# Outlook automatic send/receive problem



## Chubbly (Sep 20, 2004)

Outlook does not send/received immediately when connected although the tick box is ticked. I have tried unticking it shutting down and then re-ticking it but this makes no difference. Cant find any other option to set this. Can anyone help.


----------



## bearone2 (Jun 4, 2004)

Chubbly said:


> Outlook does not send/received immediately when connected although the tick box is ticked. I have tried unticking it shutting down and then re-ticking it but this makes no difference. Cant find any other option to set this. Can anyone help.


that's for sending.

try f9 or contol/m

in general, you can tell it minute wise, how often to check for mail.


----------



## Chubbly (Sep 20, 2004)

Yes I understand that but should it also receive on startup automatically. I'm using Outlook 2003 the previous version sent and received upon startup.


----------



## bearone2 (Jun 4, 2004)

mine's an older version of outlook/2000 and it doesn't send/recieve on startup.

i do control/m.

not sure what version it is at work but that takes f9 or con/m


----------



## Chubbly (Sep 20, 2004)

Many thanks. F9 works as you suggest, so I guess F9 its going to have to be. :up:


----------



## bearone2 (Jun 4, 2004)

glad to help.


----------



## sekirt (Mar 28, 2003)

Some posters call themselves advanced and don't know as much as some beginners. Hopefully this will solve your problem with Outlook.

312336 - Outlook Is Not Performing an Automatic Send/Receive 
http://support.microsoft.com/default.aspx?scid=kb;en-us;312336&Product=out

Here is an additional article that you might be interested in.
287677 - How to Configure Outlook to Automatically Dial Your ISP
http://support.microsoft.com/default.aspx?scid=kb;EN-US;287677

sekirt


----------



## bearone2 (Jun 4, 2004)

sekirt said:


> Some posters call themselves advanced and don't know as much as some beginners. Hopefully this will solve your problem with Outlook.
> 
> 312336 - Outlook Is Not Performing an Automatic Send/Receive
> http://support.microsoft.com/default.aspx?scid=kb;en-us;312336&Product=out
> ...


hey bonehead, i have outlook 2000, not 2002 or 3 and i told him what works for me.

312336, this is kinda cluttered if you ask me.
what if you don't have any groups, which group do you copy?
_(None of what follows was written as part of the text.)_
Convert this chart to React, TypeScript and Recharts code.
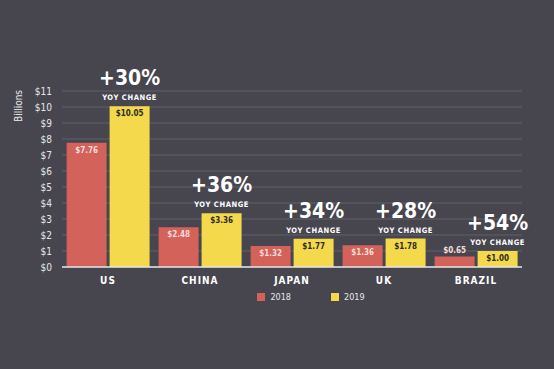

you who knows all, i'm still waiting for your documention from a while back when you told folks not to use the default folders in oe.

pull that rabbitt out of your hat will ya please.

just remember, i could forget more than you'll ever dream of knowing about computers.

still no signature of where/what's in your rabbit hole.


----------



## Chubbly (Sep 20, 2004)

Many thanks sekirt for the links the first one worked a treat. Outlook is now performing as it should.


----------



## sekirt (Mar 28, 2003)

:up: 

sekirt


----------



## Deke40 (Jun 27, 2002)

:up:


----------



## ixfinito (Sep 21, 2007)

Thanks Sekirt!

I use Outlook2007 and couldn't send flawlessly (for no reason items just would not send or took ages to do so) or send/receive automatically at startup and every few minutes. First article solved both issues.


----------



## Kiwaku (Oct 23, 2007)

Worked for my customer too Sekrit!
Thank you for the advice.


----------